Amazon opposes voluntary censorship code move mooted by industry”

These are just a handful of the headlines that video streaming services in India have managed to make in the last few months. Will they? Will they not? The question of censorship in online media has been a daisy oracle for over six months now. All this amid political controversies, risk of state interventions and growing legal complaints against the “insensitive, uncensored and explicit” content put up by online video streaming platforms such as Netflix, Amazon Prime, and Hotstar in the absence of any law to regulate them in any way since these services don’t fall under the ambit of existing laws.

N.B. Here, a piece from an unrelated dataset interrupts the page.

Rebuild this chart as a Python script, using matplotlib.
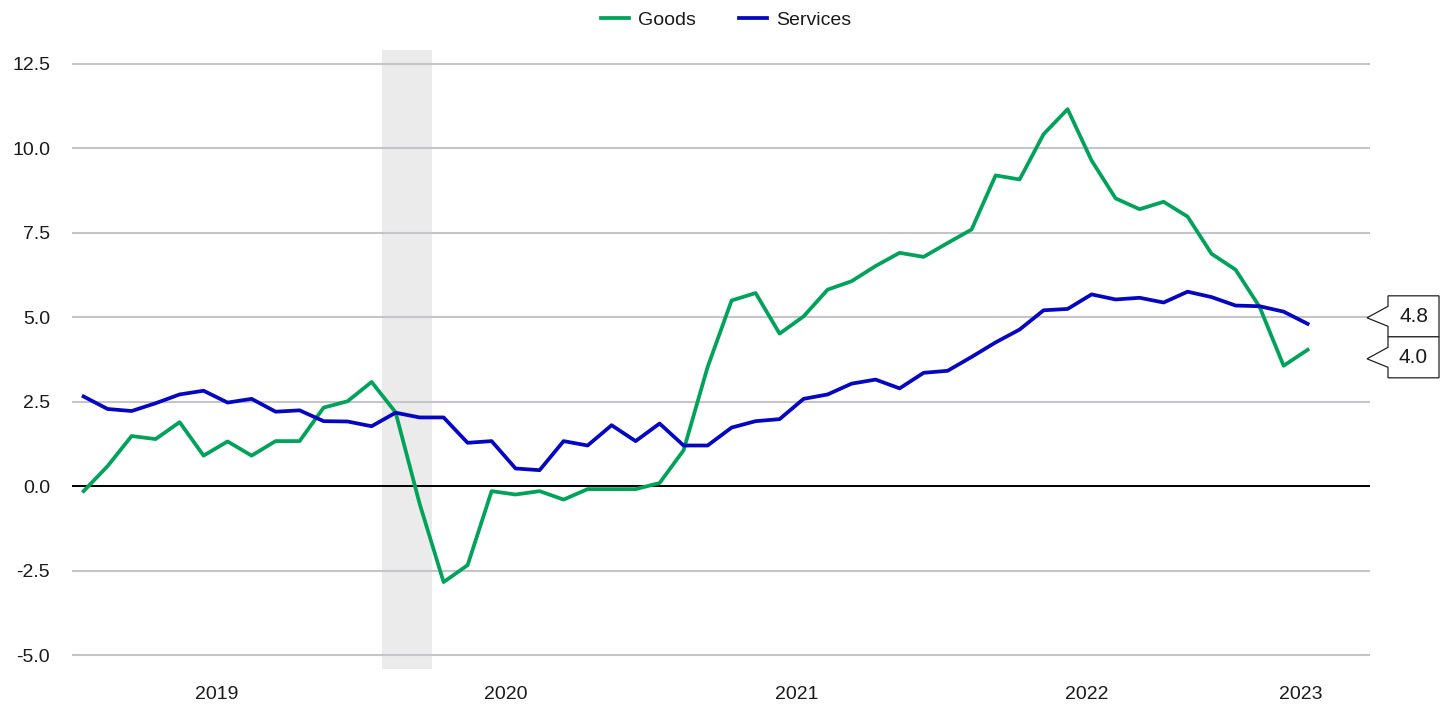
import matplotlib
matplotlib.use('Agg')
import matplotlib.pyplot as plt
import numpy as np
import pandas as pd
from matplotlib.patches import Polygon

plt.rcParams['font.family'] = ['Liberation Sans', 'DejaVu Sans']

# ---- data (monthly, Jan 2019 - Apr 2023) ----
months = pd.period_range('2019-01', '2023-04', freq='M').strftime('%Y-%m').tolist()
goods = [-0.15, 0.59, 1.48, 1.39, 1.89, 0.90, 1.32, 0.90, 1.33, 1.33, 2.32, 2.51,
         3.08, 2.18, -0.52, -2.84, -2.34, -0.15, -0.25, -0.15, -0.40, -0.09, -0.09, -0.09,
         0.09, 1.06, 3.52, 5.49, 5.71, 4.51, 5.02, 5.81, 6.06, 6.51, 6.90, 6.78,
         7.19, 7.59, 9.19, 9.07, 10.41, 11.15, 9.63, 8.51, 8.19, 8.41, 7.97, 6.87,
         6.40, 5.30, 3.56, 4.03]
services = [2.65, 2.28, 2.22, 2.45, 2.71, 2.82, 2.47, 2.58, 2.20, 2.24, 1.92, 1.91,
            1.77, 2.17, 2.03, 2.03, 1.28, 1.33, 0.52, 0.47, 1.33, 1.20, 1.80, 1.33,
            1.85, 1.20, 1.20, 1.73, 1.92, 1.98, 2.58, 2.71, 3.03, 3.15, 2.89, 3.35,
            3.41, 3.82, 4.25, 4.63, 5.20, 5.24, 5.67, 5.52, 5.57, 5.43, 5.75, 5.59,
            5.34, 5.32, 5.16, 4.80]
series_names = ['Goods', 'Services']
year_labels = ['2019', '2020', '2021', '2022', '2023']
year_label_pos = [5.55, 17.6, 29.7, 41.8, 50.7]
yticks = [-5.0, -2.5, 0.0, 2.5, 5.0, 7.5, 10.0, 12.5]
recession = (12.45, 14.5)

GREEN = '#00a359'
BLUE = '#0505c4'
TXT = '#1a1a1a'

W, H, DPI = 1451, 708, 100
fig = plt.figure(figsize=(W / DPI, H / DPI), dpi=DPI)
ax_l, ax_r, ax_t, ax_b = 71.6, 1370.0, 50.0, 668.6
ax = fig.add_axes([ax_l / W, 1 - ax_b / H, (ax_r - ax_l) / W, (ax_b - ax_t) / H])
ax.set_xlim(-0.5, 53.6)
ax.set_ylim(-5.4, 12.9)

x = np.arange(len(months))
ax.axvspan(recession[0], recession[1], color='#ebebeb', lw=0, zorder=0)
ax.set_yticks(yticks)
ax.set_yticklabels([f'{v:.1f}' for v in yticks])
ax.yaxis.grid(True, color='#c4c4ca', lw=1.5, zorder=0.5)
ax.set_axisbelow(True)
ax.axhline(0, color='black', lw=1.4, zorder=2)

l1, = ax.plot(x, goods, color=GREEN, lw=2.7, label=series_names[0], zorder=3)
l2, = ax.plot(x, services, color=BLUE, lw=2.7, label=series_names[1], zorder=3)

for s in ax.spines.values():
    s.set_visible(False)
ax.tick_params(axis='y', length=0, pad=15.5, labelsize=14, labelcolor=TXT)
ax.set_xticks(year_label_pos)
ax.set_xticklabels(year_labels)
ax.tick_params(axis='x', length=0, pad=12.5, labelsize=14, labelcolor=TXT)

fig.legend(handles=[l1, l2], loc='center', bbox_to_anchor=(726 / W, 1 - 20 / H),
           ncol=2, frameon=False, fontsize=14, handlelength=1.45,
           handletextpad=0.45, columnspacing=2.2, labelcolor=TXT)

# ---- end-value callout boxes ----
last_vals = [services[-1], goods[-1]]
disp = [ax.transData.transform((x[-1], v))[1] for v in last_vals]
bh = 41.0
order = np.argsort(disp)[::-1]
centers = list(disp)
if abs(disp[0] - disp[1]) < bh:
    mid = (disp[0] + disp[1]) / 2
    centers[order[0]] = mid + bh / 2
    centers[order[1]] = mid - bh / 2
ax_right_px = ax.transAxes.transform((1, 0))[0]
xl = ax_right_px + 18
xr = xl + 51
tip = ax_right_px - 3
for v, c in zip(last_vals, centers):
    pts = [(xl, c + bh / 2), (xr, c + bh / 2), (xr, c - bh / 2), (xl, c - bh / 2),
           (xl, c - 10), (tip, c - 1.5), (xl, c + 10)]
    pts = [(px / W, py / H) for px, py in pts]
    poly = Polygon(pts, closed=True, facecolor='white', edgecolor='#222222', lw=0.9,
                   transform=fig.transFigure, zorder=5)
    fig.add_artist(poly)
    fig.text((xl + xr) / 2 / W, c / H, f'{v:.1f}', ha='center', va='center',
             fontsize=15, color=TXT, zorder=6)

fig.savefig('out.png', dpi=DPI)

Putting all the speculation of voluntary censorship to rest, the leading video streaming companies in India have finally decided to go for self-regulation and say no to censorship. Well, largely. All these companies have been working as part of a sub-committee under the industry body Internet and Mobile Association of India (IAMAI) for a few months now, to develop a best-practices code for curated online video platforms – a working copy of which has been reviewed by The Ken.

In the code, which has nine signatories so far—Netflix, Hotstar, Voot, Times Internet, Eros, AltBalaji, Zee, Arre and Sony—video streaming platforms have said no to censorship. Instead, the companies have agreed to place easy filters such as content descriptions, information on the nature of the content and creating different categories for consumers to be able to choose content that is appropriate for themselves and their families. The idea is to protect consumer choice and agency, to protect “freedom of speech and expression”. The companies are likely to release the code later this week.  


Total number of OTT applications in India as of 2018, according to a report by Boston Consulting Group.

“The primary objective of self-regulation is to keep the government away and do something about the ongoing complaints before the state does,” said a person aware of the developments at IAMAI, on the condition of anonymity. Taking into account all the recent public interest litigations against some of the content, video streaming platforms are also going heavy on grievance redressal mechanisms.

With the lines between telecommunications and media blurring, and urban consumers increasingly moving onto video streaming platforms, it makes sense for the $500-million video streaming market—expected to touch $4.5-5 billion by 2023, according to a report of Boston Consulting Group—to regulate itself. Especially, when the demand for holding the platforms accountable has been growing exponentially.